# Task description:
Spot each line that carries the word "this"; copy those lines.

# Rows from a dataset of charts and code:
※

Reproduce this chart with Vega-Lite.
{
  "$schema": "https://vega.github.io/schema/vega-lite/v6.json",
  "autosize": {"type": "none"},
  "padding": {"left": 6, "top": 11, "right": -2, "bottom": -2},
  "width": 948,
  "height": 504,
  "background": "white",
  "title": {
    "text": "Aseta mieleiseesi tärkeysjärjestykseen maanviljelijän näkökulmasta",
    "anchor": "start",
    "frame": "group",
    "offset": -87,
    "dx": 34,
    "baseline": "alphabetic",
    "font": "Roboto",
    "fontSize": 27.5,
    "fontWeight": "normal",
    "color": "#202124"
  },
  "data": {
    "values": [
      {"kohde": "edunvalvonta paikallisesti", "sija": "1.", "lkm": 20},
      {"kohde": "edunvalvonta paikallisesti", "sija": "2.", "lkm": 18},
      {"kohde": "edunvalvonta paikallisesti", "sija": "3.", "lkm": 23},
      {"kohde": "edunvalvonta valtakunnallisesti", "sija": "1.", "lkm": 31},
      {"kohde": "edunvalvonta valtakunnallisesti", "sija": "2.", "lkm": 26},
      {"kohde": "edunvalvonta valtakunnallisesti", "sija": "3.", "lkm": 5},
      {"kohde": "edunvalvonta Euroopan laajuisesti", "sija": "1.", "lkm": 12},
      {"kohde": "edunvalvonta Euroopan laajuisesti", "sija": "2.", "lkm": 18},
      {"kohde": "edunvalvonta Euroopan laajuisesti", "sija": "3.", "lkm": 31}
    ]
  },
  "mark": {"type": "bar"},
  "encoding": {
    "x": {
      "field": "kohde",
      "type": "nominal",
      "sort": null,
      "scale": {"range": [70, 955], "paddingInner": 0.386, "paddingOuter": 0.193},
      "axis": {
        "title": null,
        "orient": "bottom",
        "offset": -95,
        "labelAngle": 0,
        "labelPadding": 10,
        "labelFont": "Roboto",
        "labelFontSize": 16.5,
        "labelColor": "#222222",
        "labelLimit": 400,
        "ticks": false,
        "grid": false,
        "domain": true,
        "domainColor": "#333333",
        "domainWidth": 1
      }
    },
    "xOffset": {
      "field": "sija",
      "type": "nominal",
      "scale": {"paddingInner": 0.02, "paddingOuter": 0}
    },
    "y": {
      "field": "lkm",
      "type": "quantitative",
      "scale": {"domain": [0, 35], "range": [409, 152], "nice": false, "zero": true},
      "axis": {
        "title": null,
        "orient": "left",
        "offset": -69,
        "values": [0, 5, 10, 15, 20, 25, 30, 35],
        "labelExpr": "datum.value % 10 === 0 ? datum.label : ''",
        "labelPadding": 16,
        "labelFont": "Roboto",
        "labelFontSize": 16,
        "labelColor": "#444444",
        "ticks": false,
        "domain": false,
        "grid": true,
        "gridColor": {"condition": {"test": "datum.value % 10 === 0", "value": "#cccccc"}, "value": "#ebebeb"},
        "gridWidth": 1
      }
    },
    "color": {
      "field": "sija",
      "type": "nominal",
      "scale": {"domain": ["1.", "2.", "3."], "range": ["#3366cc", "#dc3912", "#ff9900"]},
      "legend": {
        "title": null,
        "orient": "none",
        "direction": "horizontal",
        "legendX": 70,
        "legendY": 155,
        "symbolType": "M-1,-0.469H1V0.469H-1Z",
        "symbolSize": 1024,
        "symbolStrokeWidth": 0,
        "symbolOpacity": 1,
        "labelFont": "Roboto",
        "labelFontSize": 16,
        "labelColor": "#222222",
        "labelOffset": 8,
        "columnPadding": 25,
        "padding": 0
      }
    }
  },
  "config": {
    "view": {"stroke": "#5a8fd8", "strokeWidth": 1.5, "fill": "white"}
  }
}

※

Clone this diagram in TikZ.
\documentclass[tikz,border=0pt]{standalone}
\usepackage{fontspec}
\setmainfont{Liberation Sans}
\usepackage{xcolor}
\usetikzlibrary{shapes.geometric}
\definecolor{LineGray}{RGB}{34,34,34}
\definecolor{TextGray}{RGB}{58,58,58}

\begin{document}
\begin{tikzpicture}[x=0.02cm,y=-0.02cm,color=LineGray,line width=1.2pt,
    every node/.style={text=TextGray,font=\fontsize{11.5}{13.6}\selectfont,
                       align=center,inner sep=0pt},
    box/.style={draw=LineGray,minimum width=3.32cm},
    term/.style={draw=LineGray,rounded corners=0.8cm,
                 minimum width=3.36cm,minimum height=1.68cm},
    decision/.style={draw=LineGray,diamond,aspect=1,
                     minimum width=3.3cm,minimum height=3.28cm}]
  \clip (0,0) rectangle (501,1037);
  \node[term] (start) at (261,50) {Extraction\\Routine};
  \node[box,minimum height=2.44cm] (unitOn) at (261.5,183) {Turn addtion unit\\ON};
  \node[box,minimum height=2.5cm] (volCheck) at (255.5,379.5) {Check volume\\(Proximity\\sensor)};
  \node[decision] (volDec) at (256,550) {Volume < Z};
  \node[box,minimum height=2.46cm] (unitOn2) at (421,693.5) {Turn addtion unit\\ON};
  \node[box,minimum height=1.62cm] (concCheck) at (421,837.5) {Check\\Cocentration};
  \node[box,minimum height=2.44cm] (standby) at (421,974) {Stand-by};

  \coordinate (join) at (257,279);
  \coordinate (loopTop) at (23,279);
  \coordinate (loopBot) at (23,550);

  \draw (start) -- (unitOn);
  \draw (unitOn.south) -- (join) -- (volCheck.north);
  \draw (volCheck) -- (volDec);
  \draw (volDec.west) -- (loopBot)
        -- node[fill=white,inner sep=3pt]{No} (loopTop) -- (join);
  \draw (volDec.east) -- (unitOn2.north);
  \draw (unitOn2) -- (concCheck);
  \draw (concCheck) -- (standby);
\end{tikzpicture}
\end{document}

※

# Reply:
Reproduce this chart with Vega-Lite.
Clone this diagram in TikZ.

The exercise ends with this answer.